A focus on Native American cinema with film screenings and discussions, an introductory workshop to encourage prospective professionals, and a weeklong residency by prominent Cherokee actress DeLanna Studi are among the highlights of “Native American Cinema: A New Storytelling Tradition.” Activities take place at various Green Bay area locations Saturday, March 2, through Friday, March 8. UW-Green Bay is a co-host of the project along with the Green Bay Film Festival and the local American Indian Film Society. We’ll have more details including the list of special events in our next issue. See news release.

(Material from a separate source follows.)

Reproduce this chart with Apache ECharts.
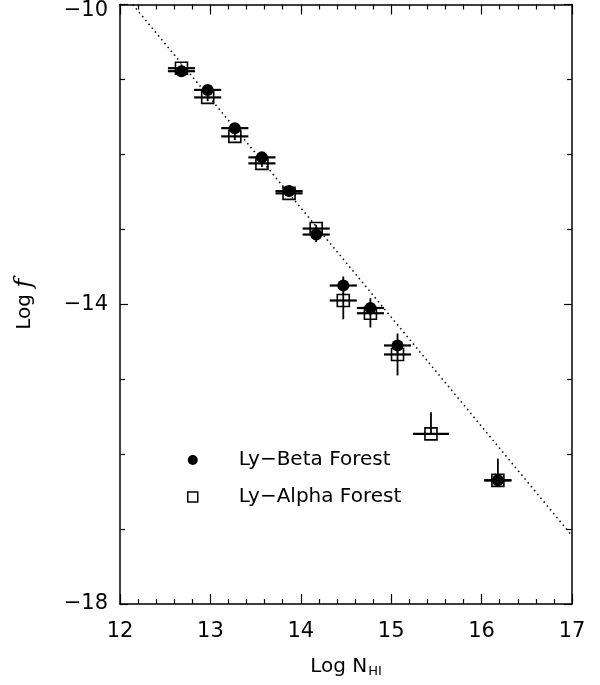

Wisconsin Humanities Council grant boosts interdisciplinary project
The “Native American Cinema” project is funded in part by a $10,000 grant from the Wisconsin Humanities Council’s Greater Green Bay Area Humanities Fund, with funds from the National Endowment for the Humanities. The grant arose from a distinctly interdisciplinary collaboration. The project’s director, Prof. JP Leary, notes that the Green Bay Film Festival approached him last year for support in creating a track of Native films for the March 2013 festival. Michelle Danforth and Cyndee Sweetland asked him to assist with applying for the humanities council grant. Another supporter was Prof. David Coury, a Film Festival board member who also directs the Green Bay Film Society and was interested in bringing a full-length Native film to that series. At the same time, educator Norbert Hill of Oneida was looking to establish a Native film society locally. In addition, students with UW-Green Bay’s Intertribal Student Council were interested in scheduling a follow-up to their successful fall 2012 screening of the film Crooked Arrows. The strong local interest led Leary, who knew Studi through her work as an actress and advocate, to approach her about a possible residency in Green Bay.